The consumer variant of the Vega GPU was demoed in Doom and put up some fiery performance against a GeForce GTX 1080 graphics card. The card was seen outpacing the NVIDIA solution but we don’t have exact metrics at hand. Regardless, it’s nice to see the Vega GPU being faster than an enthusiast solution based on NVIDIA’s latest Pascal GPU architecture.

Later on, we confirmed that this was the exact GPU that showed up in the AOTS database earlier this month. This variant packs 8 GB of HBM2 and is more focused on desktop PCs rather than the HPC market. Performance of this card was on par with GeForce GTX 1080, but drivers have not been optimized for it yet so we can expect even faster performance from the final variant.

AMD 687F:C1 DirectX 11 / DX12 Tests (1080P/1440P):

There are four benchmarks that were conducted with DirectX 11 API mode. These consist of Crazy, Standard and Low settings. The only score that has actually been compared to other GPUs was the Standard 1080P DX 12 test. This shows the card scoring 8400 points which is in the range of what GeForce GTX 1080 scores. The score was listed at the 131st position before it was deleted. The fact that it was deleted could indicate that it was not supposed to be shown to the public.
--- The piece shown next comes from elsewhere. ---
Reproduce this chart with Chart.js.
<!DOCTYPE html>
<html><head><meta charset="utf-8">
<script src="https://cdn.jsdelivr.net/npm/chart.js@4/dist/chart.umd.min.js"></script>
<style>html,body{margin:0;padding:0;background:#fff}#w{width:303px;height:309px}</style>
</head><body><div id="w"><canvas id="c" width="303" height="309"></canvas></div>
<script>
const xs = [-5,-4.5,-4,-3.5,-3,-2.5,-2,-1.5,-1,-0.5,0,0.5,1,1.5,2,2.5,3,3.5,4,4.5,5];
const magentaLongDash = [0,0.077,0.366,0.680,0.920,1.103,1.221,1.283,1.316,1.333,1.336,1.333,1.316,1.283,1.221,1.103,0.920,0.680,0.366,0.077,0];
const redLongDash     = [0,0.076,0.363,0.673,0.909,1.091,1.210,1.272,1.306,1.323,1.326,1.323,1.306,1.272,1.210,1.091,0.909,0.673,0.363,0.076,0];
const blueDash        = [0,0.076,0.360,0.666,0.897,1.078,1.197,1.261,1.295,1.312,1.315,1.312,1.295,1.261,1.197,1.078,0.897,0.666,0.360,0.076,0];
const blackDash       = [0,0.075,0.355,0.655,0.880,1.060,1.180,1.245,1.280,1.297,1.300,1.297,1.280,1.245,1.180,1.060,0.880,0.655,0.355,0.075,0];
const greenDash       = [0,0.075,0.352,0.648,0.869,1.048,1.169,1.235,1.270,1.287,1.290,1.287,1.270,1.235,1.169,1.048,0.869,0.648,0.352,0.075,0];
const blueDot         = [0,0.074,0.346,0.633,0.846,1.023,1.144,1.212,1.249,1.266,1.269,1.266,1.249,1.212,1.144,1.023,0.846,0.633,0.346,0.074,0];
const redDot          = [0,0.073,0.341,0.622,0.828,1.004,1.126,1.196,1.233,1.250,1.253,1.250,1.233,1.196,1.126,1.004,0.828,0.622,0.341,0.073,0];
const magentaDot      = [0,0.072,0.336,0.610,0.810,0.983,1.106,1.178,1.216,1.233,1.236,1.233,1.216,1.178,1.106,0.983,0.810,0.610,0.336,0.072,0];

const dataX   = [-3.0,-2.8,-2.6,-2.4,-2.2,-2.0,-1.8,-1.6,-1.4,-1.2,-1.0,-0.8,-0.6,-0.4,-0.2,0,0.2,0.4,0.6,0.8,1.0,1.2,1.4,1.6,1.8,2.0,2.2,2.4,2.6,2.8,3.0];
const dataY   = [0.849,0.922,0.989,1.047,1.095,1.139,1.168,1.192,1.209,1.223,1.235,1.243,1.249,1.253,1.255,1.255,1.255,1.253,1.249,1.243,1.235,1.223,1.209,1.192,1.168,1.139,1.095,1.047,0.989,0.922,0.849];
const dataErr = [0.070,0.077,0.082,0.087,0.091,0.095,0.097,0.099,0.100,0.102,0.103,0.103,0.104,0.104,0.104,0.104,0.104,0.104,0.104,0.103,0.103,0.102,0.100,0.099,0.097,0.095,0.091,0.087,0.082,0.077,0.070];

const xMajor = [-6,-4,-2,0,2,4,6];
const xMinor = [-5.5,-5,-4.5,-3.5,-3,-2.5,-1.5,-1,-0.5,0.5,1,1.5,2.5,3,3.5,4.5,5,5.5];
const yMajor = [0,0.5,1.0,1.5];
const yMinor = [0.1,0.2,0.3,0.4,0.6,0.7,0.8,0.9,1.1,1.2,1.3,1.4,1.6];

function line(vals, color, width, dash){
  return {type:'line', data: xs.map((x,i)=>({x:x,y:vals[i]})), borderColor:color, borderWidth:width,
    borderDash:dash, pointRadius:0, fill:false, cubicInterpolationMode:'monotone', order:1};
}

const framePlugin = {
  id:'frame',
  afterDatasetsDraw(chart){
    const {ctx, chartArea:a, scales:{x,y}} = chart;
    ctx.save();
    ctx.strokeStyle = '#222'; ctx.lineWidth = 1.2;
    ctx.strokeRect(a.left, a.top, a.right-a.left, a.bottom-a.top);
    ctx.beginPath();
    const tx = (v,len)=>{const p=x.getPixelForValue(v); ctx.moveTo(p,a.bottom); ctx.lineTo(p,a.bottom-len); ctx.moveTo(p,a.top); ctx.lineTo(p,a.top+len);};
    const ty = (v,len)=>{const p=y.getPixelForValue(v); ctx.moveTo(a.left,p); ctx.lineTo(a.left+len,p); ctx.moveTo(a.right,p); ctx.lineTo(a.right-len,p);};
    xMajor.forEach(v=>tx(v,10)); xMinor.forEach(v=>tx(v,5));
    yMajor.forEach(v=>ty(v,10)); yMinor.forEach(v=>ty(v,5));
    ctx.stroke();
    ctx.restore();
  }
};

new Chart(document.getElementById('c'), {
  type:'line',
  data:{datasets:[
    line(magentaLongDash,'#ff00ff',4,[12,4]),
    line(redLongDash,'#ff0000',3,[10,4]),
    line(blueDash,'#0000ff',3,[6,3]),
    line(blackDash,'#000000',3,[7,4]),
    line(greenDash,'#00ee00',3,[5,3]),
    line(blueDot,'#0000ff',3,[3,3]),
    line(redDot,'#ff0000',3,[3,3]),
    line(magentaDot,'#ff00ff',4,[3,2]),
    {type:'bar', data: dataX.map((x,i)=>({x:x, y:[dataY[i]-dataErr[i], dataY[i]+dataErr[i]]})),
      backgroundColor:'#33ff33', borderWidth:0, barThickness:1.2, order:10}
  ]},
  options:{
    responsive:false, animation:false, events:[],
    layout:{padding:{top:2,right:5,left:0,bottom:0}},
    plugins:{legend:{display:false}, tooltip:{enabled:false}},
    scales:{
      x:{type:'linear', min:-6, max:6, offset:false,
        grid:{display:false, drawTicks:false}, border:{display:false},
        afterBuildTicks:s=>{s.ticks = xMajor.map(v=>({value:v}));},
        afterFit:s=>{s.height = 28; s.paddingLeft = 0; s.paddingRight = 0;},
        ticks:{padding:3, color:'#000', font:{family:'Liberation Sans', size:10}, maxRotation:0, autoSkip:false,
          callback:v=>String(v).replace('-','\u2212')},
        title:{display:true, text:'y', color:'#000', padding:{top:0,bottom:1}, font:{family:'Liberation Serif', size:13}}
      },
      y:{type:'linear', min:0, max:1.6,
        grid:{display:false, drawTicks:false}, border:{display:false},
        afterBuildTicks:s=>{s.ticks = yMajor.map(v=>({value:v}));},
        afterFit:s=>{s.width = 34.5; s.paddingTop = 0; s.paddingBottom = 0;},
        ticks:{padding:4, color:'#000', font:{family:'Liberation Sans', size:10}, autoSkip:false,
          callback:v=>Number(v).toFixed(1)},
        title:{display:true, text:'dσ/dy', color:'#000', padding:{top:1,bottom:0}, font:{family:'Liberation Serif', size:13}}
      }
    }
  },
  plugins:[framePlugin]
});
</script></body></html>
The benchmarks also show the card performing next to a high-end GTX 1080. Currently, there’s no GPU from AMD that comes this close in the Polaris Radeon 400 series lineup. If that’s not enough, AMD also demoed the Vega GPU at the New Horizon event and showed the card running Star Wars Battlefront at 4K with greater than 60 FPS which was higher than the refresh rate of the monitor displaying the game.

AMD Vega Lineup

Graphics Card Radeon R9 Fury X Radeon RX 480 Radeon RX Vega Frontier Edition Radeon Vega Pro Radeon RX Vega (Gaming) Radeon RX Vega Pro Duo
GPU Fiji XT Polaris 10 Vega 10 Vega 10 Vega 10 2x Vega 10
Process Node 28nm 14nm FinFET FinFET FinFET FinFET FinFET
Stream Processors 4096 2304 4096 3584 4096 (?) Up to 8192
Performance 8.6 TFLOPS
8.6 (FP16) TFLOPS
5.8 (FP16) TFLOPS
~25 (FP16) TFLOPS
22 (FP16) TFLOPS
>25 (FP16) TFLOPS
Memory Bus 4096-bit 256-bit 2048-bit 2048-bit 2048-bit 4096-bit
Bandwidth 512GB/s 256GB/S 480GB/S 400GB/S TBA TBA
Launch 2015 2016 June 2017 June 2017 July 2017 TBA

This card really looks to be top-notch and built for enthusiasts and we can’t wait to learn more about it. It’s definitely time to get excited if you have been searching for a true flagship graphics card from both NVIDIA GeForce and AMD Radeon. The first few quarters of 2017 will bring true high-end GPUs for PC gamers to grab from store shelves.